Presenter: Dr. Mirek Barta, Professor of Egyptology at Charles University, Prague
Location: Benjamin T. Rome Auditorium of the Johns Hopkins School of Advanced International Studies, 1619 Massachusetts Avenue, NW, Washington, DC
Lecture is free and open to the public. Please come and bring a guest.
Description: The origins of ancient Egyptian civilization have been attracting the attention of archaeologists ever since the beginnings of Egyptology more than 200 years ago. This lecture will present a new and original interpretation of the rock art in the Egyptian Western Desert which is of key importance for our understanding of the roots of ancient Egyptian civilization. Indeed, its very origins can be most likely dated to the 6th millennium B.C. At that time and in the centuries to follow, the paintings in the Cave of Swimmers, known from the blockbuster film English Patient, and in the Cave of Beasts discovered only a few years ago, were created. These caves are located in a distant and barely accessible part of Egypt, on the borders of Egypt, Libya and Sudan.The rock-art preserved in these caves features several unique motifs that will become the cornerstone of ancient Egyptian iconography and mythology. Among them may be the motif of the sky goddess and the earth god, a prototypic representation of an ancient chieftain in the much later pharaonic guise or the concept of cave creatures protecting the entrance to the Netherworld. During the Fifth and Fourth millennia B.C., the vast areas of the Western Desert suffered from a major depredation of climate that most likely led to a gradual evacuation of the region and instigated the appearance of permanent settlements in the Nile valley which led to the genesis of ancient Egyptian culture. The lecture will present a theory according to which at least some parts of the rock art in the Western Desert were created by an ancient mind that later contributed to the intellectual emergence of ancient Egyptian civilization in the Nile valley.

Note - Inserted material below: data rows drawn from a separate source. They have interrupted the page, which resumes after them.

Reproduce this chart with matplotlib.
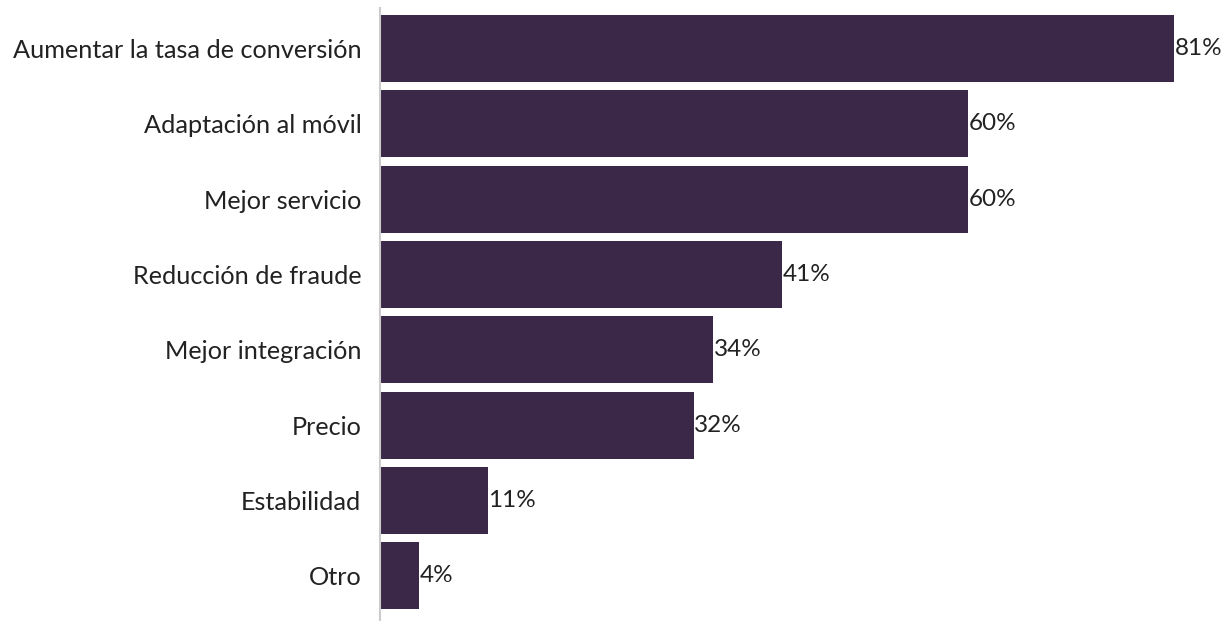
import matplotlib.pyplot as plt

categories = ['Aumentar la tasa de conversión', 'Adaptación al móvil', 'Mejor servicio',
              'Reducción de fraude', 'Mejor integración', 'Precio', 'Estabilidad', 'Otro']
values = [81, 60, 60, 41, 34, 32, 11, 4]

plt.rcParams['font.family'] = ['Lato', 'DejaVu Sans']

fig = plt.figure(figsize=(12.27, 6.21), dpi=100)
ax = fig.add_axes([380 / 1227, 0, 845 / 1227, 613 / 621])

pos = list(range(len(categories)))
ax.barh(pos, values, height=0.89, color='#3b2748')
for p, v in zip(pos, values):
    ax.text(v + 0.05, p, f'{v}%', va='center', ha='left', fontsize=17.5, color='#222222')

ax.set_yticks(pos)
ax.set_yticklabels(categories, fontsize=18.2, color='#222222')
ax.tick_params(axis='y', length=0, pad=13.5)
ax.set_xticks([])
ax.set_xlim(0, 86.2)
ax.set_ylim(7.6, -0.54)
for s in ['top', 'right', 'bottom']:
    ax.spines[s].set_visible(False)
ax.spines['left'].set_color('#cccccc')
ax.spines['left'].set_linewidth(1.5)

fig.savefig('out.png', dpi=100)
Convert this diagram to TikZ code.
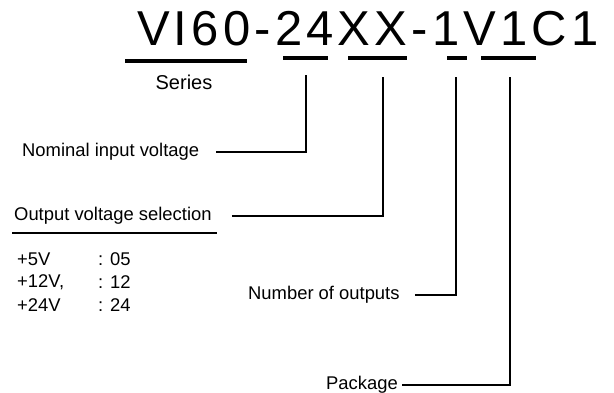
\documentclass[tikz,border=0pt]{standalone}
\usepackage{fontspec}
\setmainfont{Liberation Sans}
\newfontfamily\codefont[LetterSpace=8.5]{Liberation Sans}
\usetikzlibrary{positioning}

\tikzset{
  lbl/.style={font=\fontsize{18.4}{21}\selectfont, inner sep=0pt},
  bar/.style={line width=4.5pt},
  lead/.style={line width=1.1pt}
}

\begin{document}
\begin{tikzpicture}[x=1pt,y=-1pt]
		\useasboundingbox (0,0) rectangle (614,393);
		% model code
		\node[anchor=base west, inner sep=0pt, font=\codefont\fontsize{49}{54}\selectfont] (code) at (137,46) {VI60-24XX-1V1C1};
		\draw[bar](125,61) -- (247,61);
		\draw[bar](283,58) -- (328,58);
		\draw[bar](348,58) -- (407,58);
		\draw[bar](447,58) -- (467,58);
		\draw[bar](481,58) -- (536,58);
		\node[lbl, font=\fontsize{20}{24}\selectfont] (series) at (184,82) {Series};
		% tick tops
		\coordinate (t24) at (306,75);
		\coordinate (txx) at (383,77);
		\coordinate (t1) at (456,77);
		\coordinate (tv1) at (510,77);
		% labels
		\node[lbl, anchor=west] (nom) at (22,152) {Nominal input voltage};
		\node[lbl, anchor=west] (outv) at (14,216) {Output voltage selection};
		\node[lbl, anchor=west] (v5) at (17,259) {+5V};
		\node[lbl, anchor=west] (v12) at (17,282) {+12V,};
		\node[lbl, anchor=west] (v24) at (17,305) {+24V};
		\node[lbl, anchor=west] (c5) at (98,259) {: 05};
		\node[lbl, anchor=west] (c12) at (98,282) {: 12};
		\node[lbl, anchor=west] (c24) at (98,305) {: 24};
		\node[lbl, anchor=west] (num) at (248,295) {Number of outputs};
		\node[lbl, anchor=east] (pkg) at (398,385) {Package};
		% leads
		\draw[lead](12,233) -- (217,233);
		\draw[lead]([xshift=17pt]nom.east) -| (t24);
		\draw[lead]([xshift=20pt]outv.east) -| (txx);
		\draw[lead]([xshift=15pt]num.east) -| (t1);
		\draw[lead]([xshift=4pt]pkg.east) -| (tv1);
	\end{tikzpicture}
\end{document}
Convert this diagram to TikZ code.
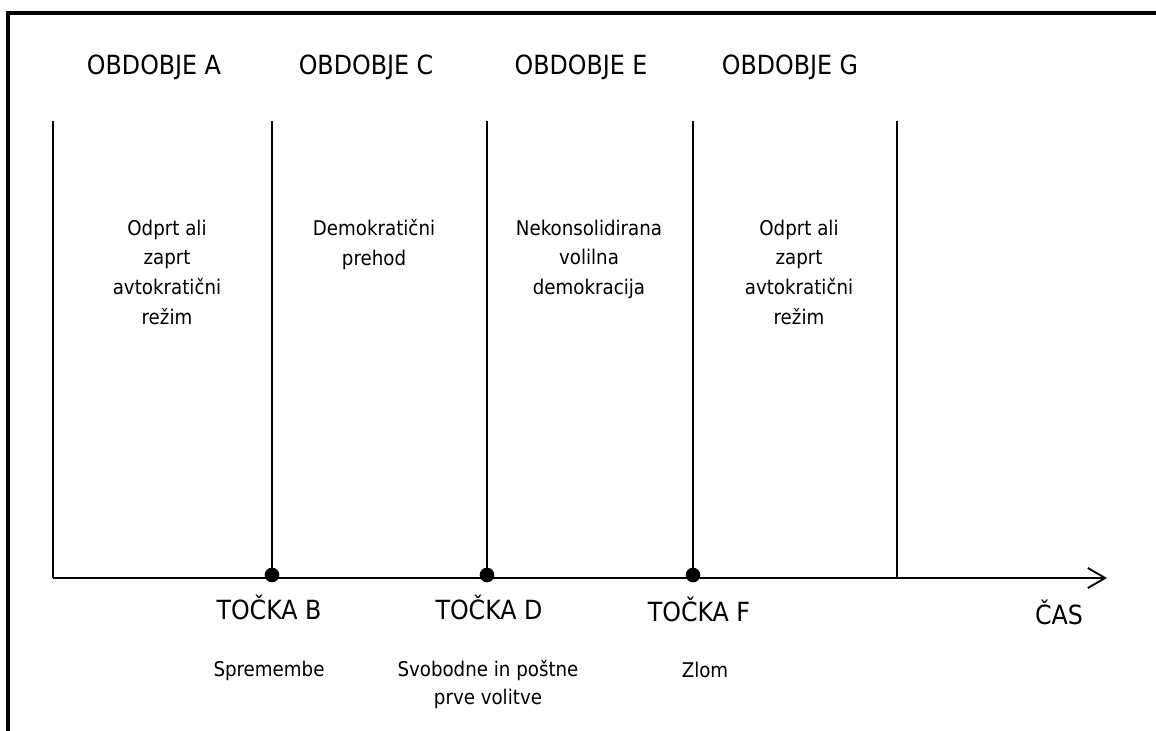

About the Speaker: Miroslav Bárta graduated in Egyptology and Prehistoric and Early Historic Archaeology at Charles University in Prague. He completed his Ph.D. studies in Prague and Hamburg. In 2002, he completed his second doctorate in Egyptology and since 2009, has been a professor of Egyptology. His main fields of research are: archeology and history of the third and second millenia B.C., landscape archeology in antiquity, rise and fall of complex societies, interdisciplinary research, and archaeological background of the Old Testament. He has been excavating in Egypt since 1991, conducted research of the Western Desert in 2003-2008, and since 2009 has also been working in Sudan. In 2002, he led the first detailed satellite mapping of the pyramid fields of Abusir, Saqqara and Dahshur. In 2003-2004, he taught at the University of Pennsylvania.
Miroslav Bárta has authored and edited several books, and over a hundred articles. The title of his lecture for ARCE-DC is also the title of his most recent publication: Swimmers in the Sand: On the Origins of Ancient Egyptian Civilization.